** Begin Records for processing **

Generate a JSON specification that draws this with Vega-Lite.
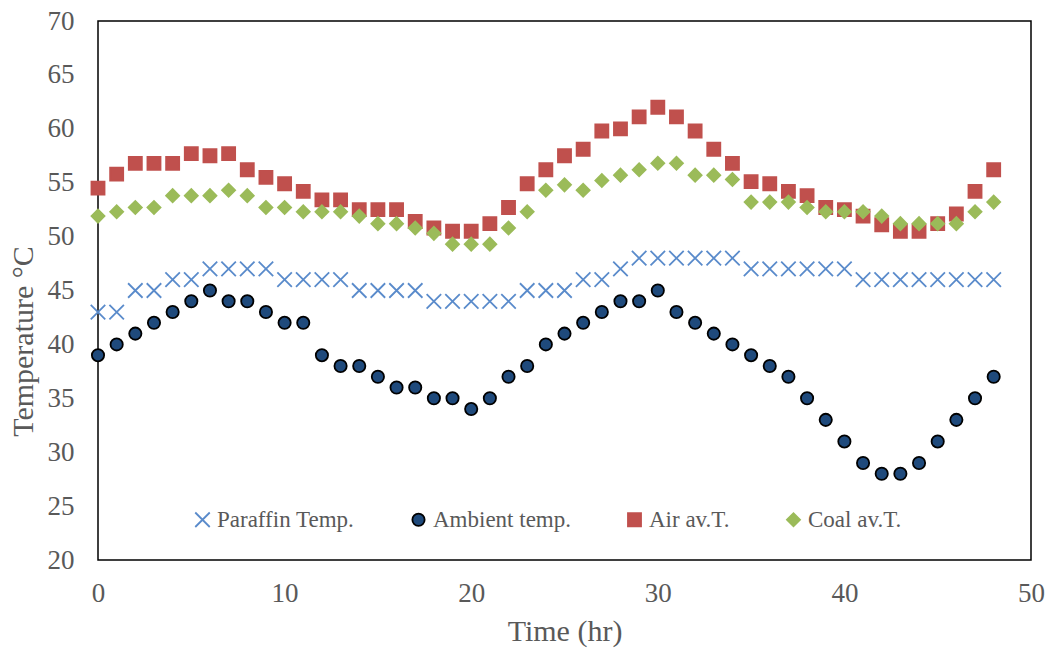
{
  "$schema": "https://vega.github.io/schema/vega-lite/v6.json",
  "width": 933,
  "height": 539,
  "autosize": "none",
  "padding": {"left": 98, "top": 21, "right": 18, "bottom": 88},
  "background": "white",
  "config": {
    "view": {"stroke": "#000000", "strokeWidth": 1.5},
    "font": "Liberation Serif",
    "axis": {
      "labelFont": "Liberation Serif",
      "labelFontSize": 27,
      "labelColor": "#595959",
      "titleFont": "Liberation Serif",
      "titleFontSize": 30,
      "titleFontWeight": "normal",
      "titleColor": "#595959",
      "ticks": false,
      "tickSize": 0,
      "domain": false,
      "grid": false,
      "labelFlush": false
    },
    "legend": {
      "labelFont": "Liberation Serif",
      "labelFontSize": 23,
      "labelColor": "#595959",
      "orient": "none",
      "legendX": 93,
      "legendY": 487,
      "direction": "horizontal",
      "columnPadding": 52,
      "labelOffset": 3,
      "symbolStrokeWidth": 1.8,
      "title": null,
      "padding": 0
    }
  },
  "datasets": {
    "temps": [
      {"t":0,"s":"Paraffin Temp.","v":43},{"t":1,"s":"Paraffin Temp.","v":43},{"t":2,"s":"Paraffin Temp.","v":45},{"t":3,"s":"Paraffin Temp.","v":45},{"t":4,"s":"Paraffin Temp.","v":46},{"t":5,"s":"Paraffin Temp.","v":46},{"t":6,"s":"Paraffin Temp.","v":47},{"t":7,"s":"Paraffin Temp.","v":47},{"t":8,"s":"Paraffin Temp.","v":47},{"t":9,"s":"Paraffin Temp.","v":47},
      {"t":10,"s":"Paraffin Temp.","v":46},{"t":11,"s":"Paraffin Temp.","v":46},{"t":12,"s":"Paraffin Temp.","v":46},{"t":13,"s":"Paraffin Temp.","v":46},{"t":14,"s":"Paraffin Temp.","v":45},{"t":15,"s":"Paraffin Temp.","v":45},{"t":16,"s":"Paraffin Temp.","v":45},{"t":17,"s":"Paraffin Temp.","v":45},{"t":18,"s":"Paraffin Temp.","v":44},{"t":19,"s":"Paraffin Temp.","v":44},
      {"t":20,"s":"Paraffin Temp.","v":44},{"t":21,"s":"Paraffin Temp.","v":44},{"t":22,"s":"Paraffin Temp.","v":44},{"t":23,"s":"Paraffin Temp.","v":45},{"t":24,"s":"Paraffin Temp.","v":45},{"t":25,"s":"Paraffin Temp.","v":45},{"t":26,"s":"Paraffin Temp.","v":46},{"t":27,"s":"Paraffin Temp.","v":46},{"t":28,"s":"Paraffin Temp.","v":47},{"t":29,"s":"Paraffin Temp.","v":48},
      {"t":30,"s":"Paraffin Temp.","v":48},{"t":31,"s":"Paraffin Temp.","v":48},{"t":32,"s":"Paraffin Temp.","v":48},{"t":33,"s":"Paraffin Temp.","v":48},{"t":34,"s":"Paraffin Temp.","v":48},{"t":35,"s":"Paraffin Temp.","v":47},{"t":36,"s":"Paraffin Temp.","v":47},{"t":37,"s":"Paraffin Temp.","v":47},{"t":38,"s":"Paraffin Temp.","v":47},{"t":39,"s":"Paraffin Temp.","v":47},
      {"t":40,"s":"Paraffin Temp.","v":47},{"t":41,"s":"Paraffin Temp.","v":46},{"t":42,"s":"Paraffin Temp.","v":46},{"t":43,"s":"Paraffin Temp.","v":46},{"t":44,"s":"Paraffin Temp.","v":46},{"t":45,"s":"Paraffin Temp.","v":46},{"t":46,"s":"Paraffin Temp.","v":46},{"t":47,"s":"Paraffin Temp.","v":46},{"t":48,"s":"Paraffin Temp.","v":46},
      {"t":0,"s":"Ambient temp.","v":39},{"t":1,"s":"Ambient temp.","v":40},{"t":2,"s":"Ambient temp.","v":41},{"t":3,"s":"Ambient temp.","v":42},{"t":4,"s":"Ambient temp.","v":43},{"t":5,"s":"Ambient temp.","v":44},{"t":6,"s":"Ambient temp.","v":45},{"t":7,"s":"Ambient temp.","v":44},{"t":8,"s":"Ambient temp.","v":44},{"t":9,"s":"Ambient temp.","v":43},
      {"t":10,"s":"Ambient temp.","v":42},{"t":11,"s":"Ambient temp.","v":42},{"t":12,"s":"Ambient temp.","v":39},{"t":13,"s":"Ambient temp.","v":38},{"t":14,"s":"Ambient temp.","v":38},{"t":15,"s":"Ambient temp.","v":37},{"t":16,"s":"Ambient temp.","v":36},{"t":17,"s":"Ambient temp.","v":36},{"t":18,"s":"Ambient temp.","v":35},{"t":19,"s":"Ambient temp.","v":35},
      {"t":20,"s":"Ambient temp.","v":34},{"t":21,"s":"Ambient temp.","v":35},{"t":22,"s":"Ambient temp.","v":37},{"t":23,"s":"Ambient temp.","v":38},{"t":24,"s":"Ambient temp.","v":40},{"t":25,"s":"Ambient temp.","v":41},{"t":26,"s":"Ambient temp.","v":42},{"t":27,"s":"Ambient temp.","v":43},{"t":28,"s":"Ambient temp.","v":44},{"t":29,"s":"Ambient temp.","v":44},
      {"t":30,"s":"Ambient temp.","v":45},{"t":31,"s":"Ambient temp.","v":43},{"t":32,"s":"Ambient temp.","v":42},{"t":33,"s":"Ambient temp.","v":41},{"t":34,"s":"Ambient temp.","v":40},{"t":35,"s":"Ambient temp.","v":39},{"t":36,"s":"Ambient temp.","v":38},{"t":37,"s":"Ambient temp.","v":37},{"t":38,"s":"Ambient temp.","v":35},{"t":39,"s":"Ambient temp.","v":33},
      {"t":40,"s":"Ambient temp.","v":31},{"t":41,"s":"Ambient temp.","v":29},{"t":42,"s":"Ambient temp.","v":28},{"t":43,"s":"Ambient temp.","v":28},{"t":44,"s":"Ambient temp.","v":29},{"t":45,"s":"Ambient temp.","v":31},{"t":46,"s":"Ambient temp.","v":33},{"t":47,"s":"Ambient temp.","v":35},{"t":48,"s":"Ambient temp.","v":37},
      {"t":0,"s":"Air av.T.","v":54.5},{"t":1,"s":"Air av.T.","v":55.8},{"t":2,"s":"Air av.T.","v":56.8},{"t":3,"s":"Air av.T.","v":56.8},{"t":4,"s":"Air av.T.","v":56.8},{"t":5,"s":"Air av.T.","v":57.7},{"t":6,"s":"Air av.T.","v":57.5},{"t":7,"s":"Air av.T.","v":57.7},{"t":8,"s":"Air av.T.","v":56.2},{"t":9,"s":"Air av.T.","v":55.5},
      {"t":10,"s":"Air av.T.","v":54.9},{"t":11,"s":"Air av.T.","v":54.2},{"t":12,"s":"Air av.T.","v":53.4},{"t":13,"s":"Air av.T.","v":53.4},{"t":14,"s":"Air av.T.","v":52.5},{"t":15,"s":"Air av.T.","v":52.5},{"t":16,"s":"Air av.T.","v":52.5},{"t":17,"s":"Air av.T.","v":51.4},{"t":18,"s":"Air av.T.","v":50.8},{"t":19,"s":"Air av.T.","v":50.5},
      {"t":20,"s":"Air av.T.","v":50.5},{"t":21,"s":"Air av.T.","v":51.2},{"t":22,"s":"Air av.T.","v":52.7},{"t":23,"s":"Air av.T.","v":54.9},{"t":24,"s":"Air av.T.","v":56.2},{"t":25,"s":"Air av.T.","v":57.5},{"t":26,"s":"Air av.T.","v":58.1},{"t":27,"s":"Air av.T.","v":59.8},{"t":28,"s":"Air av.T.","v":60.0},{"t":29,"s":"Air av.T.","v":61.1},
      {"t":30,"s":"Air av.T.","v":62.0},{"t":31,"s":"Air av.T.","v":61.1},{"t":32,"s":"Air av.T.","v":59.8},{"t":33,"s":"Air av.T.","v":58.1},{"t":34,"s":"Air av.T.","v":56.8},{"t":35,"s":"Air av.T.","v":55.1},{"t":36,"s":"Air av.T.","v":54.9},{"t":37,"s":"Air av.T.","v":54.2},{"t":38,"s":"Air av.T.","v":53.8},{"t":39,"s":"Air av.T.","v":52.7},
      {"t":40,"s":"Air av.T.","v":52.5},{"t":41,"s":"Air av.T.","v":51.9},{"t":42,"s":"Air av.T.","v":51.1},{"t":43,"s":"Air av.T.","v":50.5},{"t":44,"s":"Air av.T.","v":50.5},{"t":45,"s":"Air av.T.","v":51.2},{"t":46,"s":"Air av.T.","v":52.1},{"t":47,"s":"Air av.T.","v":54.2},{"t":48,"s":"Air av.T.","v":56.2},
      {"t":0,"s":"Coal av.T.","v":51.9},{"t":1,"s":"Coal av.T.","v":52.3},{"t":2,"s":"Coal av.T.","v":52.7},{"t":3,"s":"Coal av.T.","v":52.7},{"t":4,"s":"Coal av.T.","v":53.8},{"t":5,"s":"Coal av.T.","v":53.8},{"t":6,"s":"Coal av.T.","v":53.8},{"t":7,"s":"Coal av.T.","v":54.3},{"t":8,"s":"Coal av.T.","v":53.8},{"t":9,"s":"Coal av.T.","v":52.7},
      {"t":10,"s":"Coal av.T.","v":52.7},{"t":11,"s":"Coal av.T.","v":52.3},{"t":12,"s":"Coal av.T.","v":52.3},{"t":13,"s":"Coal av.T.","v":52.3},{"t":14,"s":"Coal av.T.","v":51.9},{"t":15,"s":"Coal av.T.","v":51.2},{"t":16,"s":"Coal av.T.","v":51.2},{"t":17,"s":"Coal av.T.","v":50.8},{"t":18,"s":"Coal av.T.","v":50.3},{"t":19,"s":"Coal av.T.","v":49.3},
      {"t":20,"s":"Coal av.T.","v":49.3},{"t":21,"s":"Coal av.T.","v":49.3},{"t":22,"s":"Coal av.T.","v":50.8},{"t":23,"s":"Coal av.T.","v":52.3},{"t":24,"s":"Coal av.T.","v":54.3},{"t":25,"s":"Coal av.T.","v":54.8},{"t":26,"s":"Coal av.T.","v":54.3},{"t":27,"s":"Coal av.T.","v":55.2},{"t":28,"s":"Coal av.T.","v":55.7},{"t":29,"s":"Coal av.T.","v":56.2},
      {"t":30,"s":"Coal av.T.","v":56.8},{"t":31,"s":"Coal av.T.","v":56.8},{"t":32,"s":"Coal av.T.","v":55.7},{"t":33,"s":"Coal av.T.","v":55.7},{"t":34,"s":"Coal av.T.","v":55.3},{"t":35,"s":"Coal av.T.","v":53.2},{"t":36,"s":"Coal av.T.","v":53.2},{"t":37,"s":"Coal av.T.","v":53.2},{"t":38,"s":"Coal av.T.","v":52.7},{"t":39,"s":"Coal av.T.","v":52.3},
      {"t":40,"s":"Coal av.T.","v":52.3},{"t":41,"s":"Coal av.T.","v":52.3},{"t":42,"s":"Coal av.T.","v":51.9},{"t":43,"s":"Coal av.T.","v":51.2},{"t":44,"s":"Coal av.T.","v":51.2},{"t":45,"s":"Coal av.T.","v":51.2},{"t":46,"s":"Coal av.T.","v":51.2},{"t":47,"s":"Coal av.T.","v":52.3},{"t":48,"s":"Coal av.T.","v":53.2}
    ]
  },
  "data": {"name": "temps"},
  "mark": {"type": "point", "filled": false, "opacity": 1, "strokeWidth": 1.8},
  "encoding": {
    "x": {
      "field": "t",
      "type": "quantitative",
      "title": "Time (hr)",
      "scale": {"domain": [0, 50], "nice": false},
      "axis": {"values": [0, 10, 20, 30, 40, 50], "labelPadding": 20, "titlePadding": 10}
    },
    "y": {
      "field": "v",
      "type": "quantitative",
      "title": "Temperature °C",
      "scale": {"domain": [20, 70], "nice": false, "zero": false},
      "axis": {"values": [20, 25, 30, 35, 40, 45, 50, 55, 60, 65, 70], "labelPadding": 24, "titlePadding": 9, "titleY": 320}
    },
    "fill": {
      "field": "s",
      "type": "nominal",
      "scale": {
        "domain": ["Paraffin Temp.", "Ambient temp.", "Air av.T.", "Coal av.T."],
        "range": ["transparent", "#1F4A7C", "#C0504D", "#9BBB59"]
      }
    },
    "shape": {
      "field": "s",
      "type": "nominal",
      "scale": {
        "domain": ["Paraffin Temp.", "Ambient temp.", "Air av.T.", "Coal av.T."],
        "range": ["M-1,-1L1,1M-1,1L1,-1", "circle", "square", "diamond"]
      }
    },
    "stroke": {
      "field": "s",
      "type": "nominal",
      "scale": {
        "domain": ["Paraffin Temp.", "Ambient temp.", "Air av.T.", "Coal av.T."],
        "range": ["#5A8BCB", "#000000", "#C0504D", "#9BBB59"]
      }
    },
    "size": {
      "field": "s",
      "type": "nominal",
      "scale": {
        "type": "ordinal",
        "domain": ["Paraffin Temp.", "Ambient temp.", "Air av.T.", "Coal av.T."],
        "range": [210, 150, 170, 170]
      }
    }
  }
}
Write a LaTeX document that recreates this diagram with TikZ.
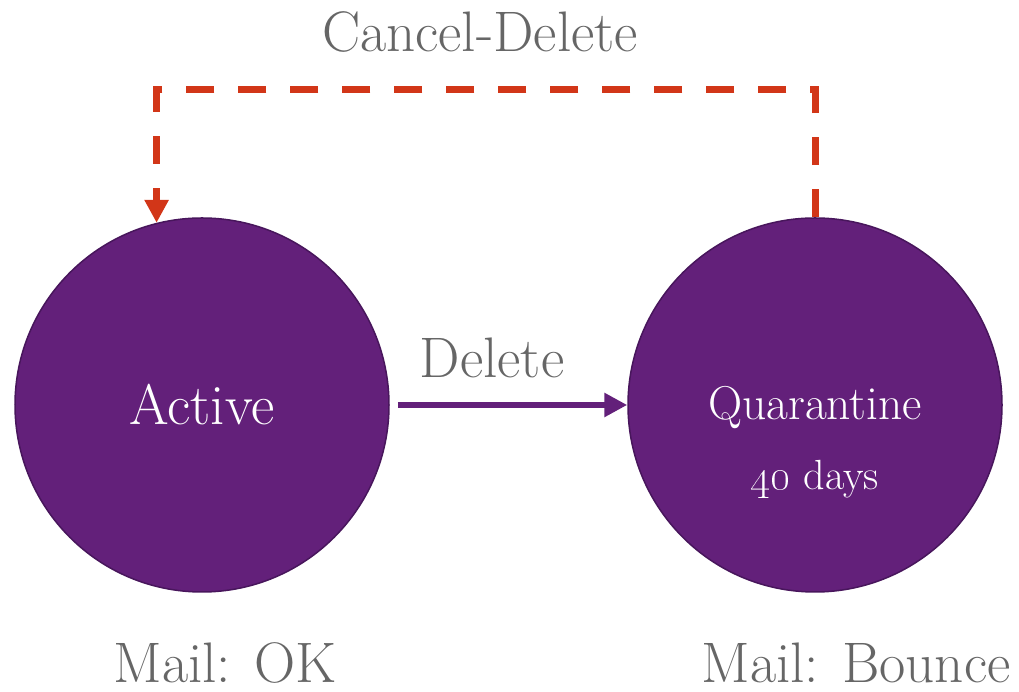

** End Records for processing **

## What is asked
Check each line above for the word "that" and say how many have it, with nothing else.

## Finished exercise
2